> _Working data_:
— start —

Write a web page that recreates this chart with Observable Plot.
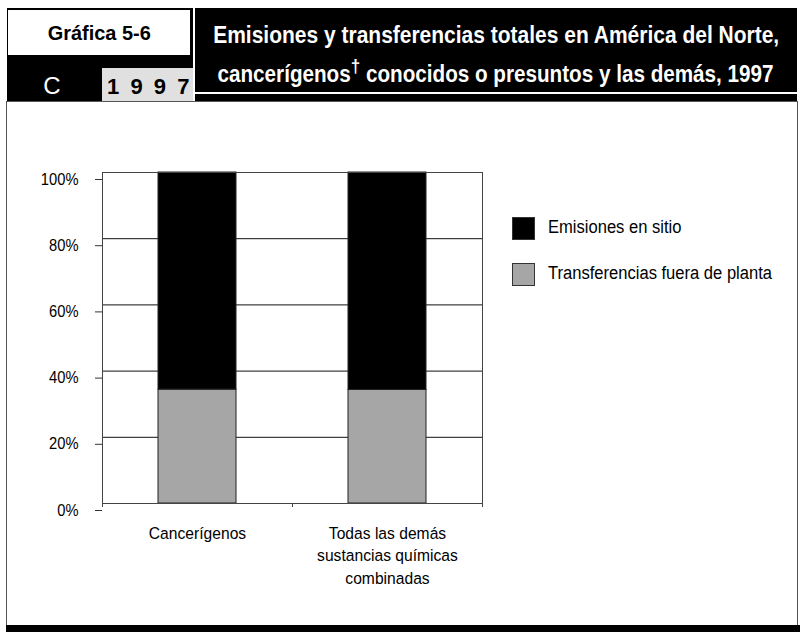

— end —
— start —

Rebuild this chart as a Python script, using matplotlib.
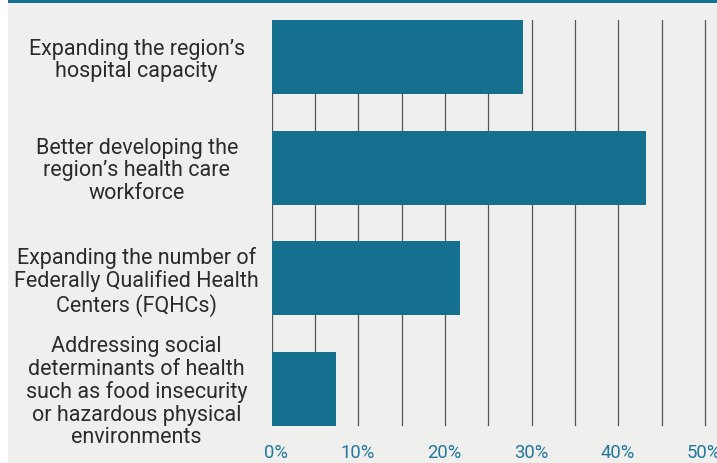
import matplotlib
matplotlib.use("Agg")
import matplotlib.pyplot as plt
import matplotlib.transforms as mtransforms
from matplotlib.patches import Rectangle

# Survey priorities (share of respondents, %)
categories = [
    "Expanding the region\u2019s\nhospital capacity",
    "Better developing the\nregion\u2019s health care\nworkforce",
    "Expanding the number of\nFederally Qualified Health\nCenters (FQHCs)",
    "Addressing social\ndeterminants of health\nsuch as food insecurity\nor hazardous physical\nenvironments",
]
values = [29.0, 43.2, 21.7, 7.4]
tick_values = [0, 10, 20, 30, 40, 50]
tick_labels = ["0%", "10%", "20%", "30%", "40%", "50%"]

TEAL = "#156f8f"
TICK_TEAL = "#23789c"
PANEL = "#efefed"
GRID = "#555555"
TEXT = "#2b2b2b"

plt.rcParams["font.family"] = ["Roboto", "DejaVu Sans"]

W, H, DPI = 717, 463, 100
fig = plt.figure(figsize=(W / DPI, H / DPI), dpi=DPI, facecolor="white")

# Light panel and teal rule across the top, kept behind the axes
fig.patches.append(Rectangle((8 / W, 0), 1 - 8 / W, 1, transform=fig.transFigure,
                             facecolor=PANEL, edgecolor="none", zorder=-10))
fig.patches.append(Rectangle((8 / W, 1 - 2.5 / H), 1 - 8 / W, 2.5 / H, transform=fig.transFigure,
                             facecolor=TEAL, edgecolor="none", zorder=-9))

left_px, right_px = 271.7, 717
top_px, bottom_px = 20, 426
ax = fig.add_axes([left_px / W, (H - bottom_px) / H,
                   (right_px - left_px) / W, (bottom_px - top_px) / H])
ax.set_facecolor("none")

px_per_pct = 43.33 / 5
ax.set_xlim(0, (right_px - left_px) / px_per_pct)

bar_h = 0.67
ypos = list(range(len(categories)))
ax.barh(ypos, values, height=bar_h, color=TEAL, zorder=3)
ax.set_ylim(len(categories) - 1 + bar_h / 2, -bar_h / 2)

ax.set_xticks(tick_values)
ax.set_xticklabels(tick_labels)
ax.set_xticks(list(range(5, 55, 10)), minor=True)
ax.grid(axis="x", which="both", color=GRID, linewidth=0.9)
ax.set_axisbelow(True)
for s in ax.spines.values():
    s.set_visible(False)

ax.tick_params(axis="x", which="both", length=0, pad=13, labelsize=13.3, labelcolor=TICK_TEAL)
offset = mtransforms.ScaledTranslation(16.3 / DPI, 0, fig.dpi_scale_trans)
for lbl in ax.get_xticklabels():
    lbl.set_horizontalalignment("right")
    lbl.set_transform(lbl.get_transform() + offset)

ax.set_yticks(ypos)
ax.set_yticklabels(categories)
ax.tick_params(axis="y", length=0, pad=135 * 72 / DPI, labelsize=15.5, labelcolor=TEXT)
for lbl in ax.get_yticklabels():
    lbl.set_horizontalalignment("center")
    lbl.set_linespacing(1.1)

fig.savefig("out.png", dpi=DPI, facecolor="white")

— end —

> _Aim of the task_: Take the stretch from the line containing "Rebuild this chart" through the line containing "from matplotlib.patches import Rectangle" and reproduce it exactly, both ends included. Omit the pictures.

> _Full solution_:
Rebuild this chart as a Python script, using matplotlib.
import matplotlib
matplotlib.use("Agg")
import matplotlib.pyplot as plt
import matplotlib.transforms as mtransforms
from matplotlib.patches import Rectangle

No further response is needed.